Come to me, Jayden, be my hero for real… please.
14
Jayden
“Fucking hell.” I hang up the phone to Savannah with even more panic than before. “That was nuts.”
“Who was it?” Pippa eyes me curiously. “You look all flushed in the face. Are you stressed out?”
She sits across from me at the table which has become our usual. Every time we meet up, that has been a lot recently while we try to work out who Hank Fry is, we come here and sit at this exact table.
“You won’t believe this.” I shake my head hardly believing it myself. “It was Savannah, asking me to get her out. She said that they aren’t helping her there because Bryan is controlling them and she’s on a lot of meds.”
“Oh God.” Pippa’s head rolls into her hands. “I knew this was a mistake. I just wanted to do the right thing for my friend. Now she’s stuck in hell, and she isn’t struggling with mental health either. Well, I suppose she might have depression and anxiety, but she isn’t wrong about what happened with Peter.”
“So, what do you think we should do?” I give her an expectant look. “What do we do now?”
“I don’t know how, but I think we should go and get her. It mustn’t be doing her any good.”
“Okay.” I nod, agreeing with her. “We need to help her escape. She might know this
Hank too.”
“Oh yeah. Good point.” Pippa’s face lights up then falls again. “Oh, but how will we do it?”
I tap my fingers on the table thoughtfully. There has to be a way. “I know we aren’t family, but couldn’t we just sign her out? Take responsibility for her? Or does it have to be Bryan who gets her out?”
“I don’t know.” Pippa shrugs helplessly. “I don’t know anything about it really.”
“No, me neither.” I bang my fingers harder. “Maybe I know someone who does.”
“You do?” She narrows her eyes at me. “Why would you know someone who does?”
“I have this vague memory of Tommy, the guy I live with in barracks, telling me about his mom once struggling with something similar. Or maybe it was his grandmother, he doesn’t talk much so it’s hard to wade through what he’s actually saying sometimes. Anyway, I don’t think it’ll hurt to call him, do you?”

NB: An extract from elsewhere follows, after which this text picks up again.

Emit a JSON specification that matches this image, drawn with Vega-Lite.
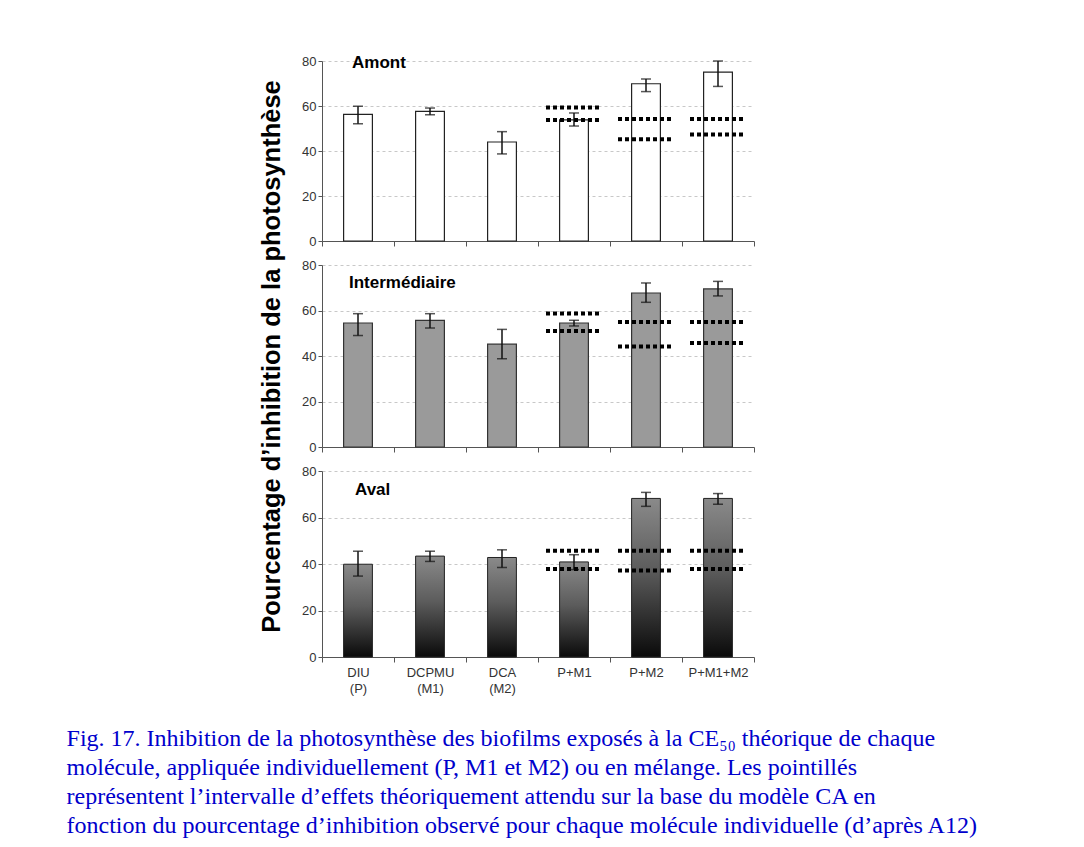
{
  "$schema": "https://vega.github.io/schema/vega-lite/v6.json",
  "background": "white",
  "padding": {"left": 66, "top": 54, "right": 5, "bottom": 5},
  "bounds": "flush",
  "spacing": 24,
  "datasets": {
    "bars": [
      {"panel": "Amont", "cat": "DIU (P)", "value": 56.3, "lo": 52.1, "hi": 59.9},
      {"panel": "Amont", "cat": "DCPMU (M1)", "value": 57.6, "lo": 56.1, "hi": 59.1},
      {"panel": "Amont", "cat": "DCA (M2)", "value": 44.0, "lo": 38.7, "hi": 48.6},
      {"panel": "Amont", "cat": "P+M1", "value": 53.8, "lo": 51.1, "hi": 56.9},
      {"panel": "Amont", "cat": "P+M2", "value": 69.9, "lo": 66.4, "hi": 72.0},
      {"panel": "Amont", "cat": "P+M1+M2", "value": 75.1, "lo": 68.7, "hi": 80.0},
      {"panel": "Inter", "cat": "DIU (P)", "value": 54.5, "lo": 49.0, "hi": 58.6},
      {"panel": "Inter", "cat": "DCPMU (M1)", "value": 55.7, "lo": 52.3, "hi": 58.6},
      {"panel": "Inter", "cat": "DCA (M2)", "value": 45.2, "lo": 38.8, "hi": 51.7},
      {"panel": "Inter", "cat": "P+M1", "value": 54.5, "lo": 53.2, "hi": 55.7},
      {"panel": "Inter", "cat": "P+M2", "value": 67.7, "lo": 63.6, "hi": 72.1},
      {"panel": "Inter", "cat": "P+M1+M2", "value": 69.5, "lo": 66.4, "hi": 72.8},
      {"panel": "Aval", "cat": "DIU (P)", "value": 39.9, "lo": 34.8, "hi": 45.5},
      {"panel": "Aval", "cat": "DCPMU (M1)", "value": 43.4, "lo": 41.1, "hi": 45.5},
      {"panel": "Aval", "cat": "DCA (M2)", "value": 42.8, "lo": 38.5, "hi": 46.1},
      {"panel": "Aval", "cat": "P+M1", "value": 40.9, "lo": 37.6, "hi": 44.0},
      {"panel": "Aval", "cat": "P+M2", "value": 68.2, "lo": 64.8, "hi": 70.8},
      {"panel": "Aval", "cat": "P+M1+M2", "value": 68.2, "lo": 65.7, "hi": 70.3}
    ],
    "dots": [
      {"panel": "Amont", "cat": "P+M1", "y": 59.3},
      {"panel": "Amont", "cat": "P+M1", "y": 53.8},
      {"panel": "Amont", "cat": "P+M2", "y": 54.2},
      {"panel": "Amont", "cat": "P+M2", "y": 45.2},
      {"panel": "Amont", "cat": "P+M1+M2", "y": 54.2},
      {"panel": "Amont", "cat": "P+M1+M2", "y": 47.3},
      {"panel": "Inter", "cat": "P+M1", "y": 58.7},
      {"panel": "Inter", "cat": "P+M1", "y": 51.0},
      {"panel": "Inter", "cat": "P+M2", "y": 54.9},
      {"panel": "Inter", "cat": "P+M2", "y": 44.2},
      {"panel": "Inter", "cat": "P+M1+M2", "y": 54.9},
      {"panel": "Inter", "cat": "P+M1+M2", "y": 45.7},
      {"panel": "Aval", "cat": "P+M1", "y": 45.7},
      {"panel": "Aval", "cat": "P+M1", "y": 37.9},
      {"panel": "Aval", "cat": "P+M2", "y": 45.7},
      {"panel": "Aval", "cat": "P+M2", "y": 37.2},
      {"panel": "Aval", "cat": "P+M1+M2", "y": 45.7},
      {"panel": "Aval", "cat": "P+M1+M2", "y": 37.9}
    ]
  },
  "title": {
    "text": [
      "Fig. 17. Inhibition de la photosynthèse des biofilms exposés à la CE₅₀ théorique de chaque",
      "molécule, appliquée individuellement (P, M1 et M2) ou en mélange. Les pointillés",
      "représentent l’intervalle d’effets théoriquement attendu sur la base du modèle CA en",
      "fonction du pourcentage d’inhibition observé pour chaque molécule individuelle (d’après A12)"
    ],
    "orient": "bottom",
    "anchor": "start",
    "frame": "bounds",
    "dx": -193,
    "offset": 32,
    "font": "Liberation Serif",
    "fontSize": 24,
    "fontWeight": "normal",
    "lineHeight": 29,
    "color": "#0000cc"
  },
  "config": {
    "font": "Liberation Sans",
    "view": {"stroke": null},
    "text": {"font": "Liberation Sans", "fontSize": 17, "fontWeight": "bold", "color": "black", "align": "left", "baseline": "alphabetic"},
    "axis": {
      "domainColor": "#555555",
      "tickColor": "#555555",
      "labelColor": "#333333",
      "labelFontSize": 13,
      "labelFont": "Liberation Sans",
      "tickSize": 4,
      "gridColor": "#c8c8c8",
      "gridDash": [3, 3]
    },
    "axisY": {
      "grid": true,
      "labelPadding": 2,
      "titleFontSize": 25.5,
      "titleFontWeight": "bold",
      "titleColor": "black",
      "titleFont": "Liberation Sans",
      "titlePadding": 17
    },
    "axisX": {
      "grid": false,
      "tickBand": "extent",
      "labelAngle": 0,
      "labelPadding": 4,
      "tickSize": 5,
      "labelLineHeight": 16
    }
  },
  "vconcat": [
    {
      "width": 432,
      "height": 180,
      "layer": [
        {
          "data": {"name": "bars"},
          "transform": [{"filter": "datum.panel === 'Amont'"}],
          "mark": {"type": "bar", "width": {"band": 0.4}, "fill": "white", "stroke": "#222222", "strokeWidth": 1.2},
          "encoding": {
            "x": {"field": "cat", "type": "nominal", "sort": ["DIU (P)", "DCPMU (M1)", "DCA (M2)", "P+M1", "P+M2", "P+M1+M2"], "scale": {"paddingInner": 0, "paddingOuter": 0}, "axis": {"labels": false, "title": null}},
            "y": {"field": "value", "type": "quantitative", "scale": {"domain": [0, 80]}, "axis": {"values": [0, 20, 40, 60, 80], "title": null}}
          }
        },
        {
          "data": {"name": "bars"},
          "transform": [{"filter": "datum.panel === 'Amont'"}],
          "mark": {"type": "errorbar", "ticks": {"size": 10, "color": "#111111", "thickness": 1.5}, "rule": {"strokeWidth": 1.5, "color": "#111111"}},
          "encoding": {
            "x": {"field": "cat", "type": "nominal", "sort": ["DIU (P)", "DCPMU (M1)", "DCA (M2)", "P+M1", "P+M2", "P+M1+M2"]},
            "y": {"field": "lo", "type": "quantitative", "title": null},
            "y2": {"field": "hi"}
          }
        },
        {
          "data": {"name": "dots"},
          "transform": [{"filter": "datum.panel === 'Amont'"}],
          "mark": {"type": "rule", "strokeDash": [4, 3], "strokeWidth": 4, "color": "black", "xOffset": -28, "x2Offset": 28},
          "encoding": {
            "x": {"field": "cat", "type": "nominal", "sort": ["DIU (P)", "DCPMU (M1)", "DCA (M2)", "P+M1", "P+M2", "P+M1+M2"], "bandPosition": 0.5},
            "x2": {"field": "cat"},
            "y": {"field": "y", "type": "quantitative", "title": null}
          }
        },
        {
          "data": {"values": [{"label": "Amont"}]},
          "mark": {"type": "text", "dx": 30, "dy": 7},
          "encoding": {
            "x": {"datum": "DIU (P)", "bandPosition": 0},
            "y": {"datum": 80},
            "text": {"field": "label"}
          }
        }
      ]
    },
    {
      "width": 432,
      "height": 182,
      "layer": [
        {
          "data": {"name": "bars"},
          "transform": [{"filter": "datum.panel === 'Inter'"}],
          "mark": {"type": "bar", "width": {"band": 0.4}, "fill": "#9a9a9a", "stroke": "#333333", "strokeWidth": 1.2},
          "encoding": {
            "x": {"field": "cat", "type": "nominal", "sort": ["DIU (P)", "DCPMU (M1)", "DCA (M2)", "P+M1", "P+M2", "P+M1+M2"], "scale": {"paddingInner": 0, "paddingOuter": 0}, "axis": {"labels": false, "title": null}},
            "y": {"field": "value", "type": "quantitative", "scale": {"domain": [0, 80]}, "title": "Pourcentage d’inhibition de la photosynthèse", "axis": {"values": [0, 20, 40, 60, 80]}}
          }
        },
        {
          "data": {"name": "bars"},
          "transform": [{"filter": "datum.panel === 'Inter'"}],
          "mark": {"type": "errorbar", "ticks": {"size": 10, "color": "#111111", "thickness": 1.5}, "rule": {"strokeWidth": 1.5, "color": "#111111"}},
          "encoding": {
            "x": {"field": "cat", "type": "nominal", "sort": ["DIU (P)", "DCPMU (M1)", "DCA (M2)", "P+M1", "P+M2", "P+M1+M2"]},
            "y": {"field": "lo", "type": "quantitative", "title": "Pourcentage d’inhibition de la photosynthèse"},
            "y2": {"field": "hi"}
          }
        },
        {
          "data": {"name": "dots"},
          "transform": [{"filter": "datum.panel === 'Inter'"}],
          "mark": {"type": "rule", "strokeDash": [4, 3], "strokeWidth": 4, "color": "black", "xOffset": -28, "x2Offset": 28},
          "encoding": {
            "x": {"field": "cat", "type": "nominal", "sort": ["DIU (P)", "DCPMU (M1)", "DCA (M2)", "P+M1", "P+M2", "P+M1+M2"], "bandPosition": 0.5},
            "x2": {"field": "cat"},
            "y": {"field": "y", "type": "quantitative", "title": "Pourcentage d’inhibition de la photosynthèse"}
          }
        },
        {
          "data": {"values": [{"label": "Intermédiaire"}]},
          "mark": {"type": "text", "dx": 27, "dy": 23},
          "encoding": {
            "x": {"datum": "DIU (P)", "bandPosition": 0},
            "y": {"datum": 80, "title": "Pourcentage d’inhibition de la photosynthèse"},
            "text": {"field": "label"}
          }
        }
      ]
    },
    {
      "width": 432,
      "height": 186,
      "layer": [
        {
          "data": {"name": "bars"},
          "transform": [{"filter": "datum.panel === 'Aval'"}],
          "mark": {"type": "bar", "width": {"band": 0.4}, "stroke": "#222222", "strokeWidth": 1,
            "fill": {"gradient": "linear", "x1": 0, "y1": 0, "x2": 0, "y2": 1, "stops": [{"offset": 0, "color": "#8a8a8a"}, {"offset": 0.45, "color": "#5c5c5c"}, {"offset": 1, "color": "#0a0a0a"}]}},
          "encoding": {
            "x": {"field": "cat", "type": "nominal", "sort": ["DIU (P)", "DCPMU (M1)", "DCA (M2)", "P+M1", "P+M2", "P+M1+M2"], "scale": {"paddingInner": 0, "paddingOuter": 0}, "axis": {"title": null, "labelExpr": "split(datum.label, ' ')"}},
            "y": {"field": "value", "type": "quantitative", "scale": {"domain": [0, 80]}, "axis": {"values": [0, 20, 40, 60, 80], "title": null}}
          }
        },
        {
          "data": {"name": "bars"},
          "transform": [{"filter": "datum.panel === 'Aval'"}],
          "mark": {"type": "errorbar", "ticks": {"size": 10, "color": "#111111", "thickness": 1.5}, "rule": {"strokeWidth": 1.5, "color": "#111111"}},
          "encoding": {
            "x": {"field": "cat", "type": "nominal", "sort": ["DIU (P)", "DCPMU (M1)", "DCA (M2)", "P+M1", "P+M2", "P+M1+M2"]},
            "y": {"field": "lo", "type": "quantitative", "title": null},
            "y2": {"field": "hi"}
          }
        },
        {
          "data": {"name": "dots"},
          "transform": [{"filter": "datum.panel === 'Aval'"}],
          "mark": {"type": "rule", "strokeDash": [4, 3], "strokeWidth": 4, "color": "black", "xOffset": -28, "x2Offset": 28},
          "encoding": {
            "x": {"field": "cat", "type": "nominal", "sort": ["DIU (P)", "DCPMU (M1)", "DCA (M2)", "P+M1", "P+M2", "P+M1+M2"], "bandPosition": 0.5},
            "x2": {"field": "cat"},
            "y": {"field": "y", "type": "quantitative", "title": null}
          }
        },
        {
          "data": {"values": [{"label": "Aval"}]},
          "mark": {"type": "text", "dx": 33, "dy": 24},
          "encoding": {
            "x": {"datum": "DIU (P)", "bandPosition": 0},
            "y": {"datum": 80, "title": null},
            "text": {"field": "label"}
          }
        }
      ]
    }
  ]
}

“No, God, by this point I would even fucking ring Bryan…” She shakes her head. “Although maybe not, because if he is in on this then I just helped him out massively by suggesting that he take Savannah to where she is. He’s probably so happy that she’s locked away in a place where she’s drugged up to her eyeballs and everyone has the confirmation that everything he’s saying is the truth. She really is mental, oh, poor him!”
Urgh, I can’t think about that asshole Bryan without temper burning brightly. I fear for the day I actually see him and I end up wrapping my hands around his stupid throat to choke the life out of him. I know I want to!
“Right.” I shake my head, getting rid of any unhelpful murderous thoughts. “I’ll call Tommy now.” I press the cell phone to my ear and listen to the ringing sound. I’m so out of whack with the schedule that I don’t even know where he’ll be right now but I’m too desperate to wait. I need him right now.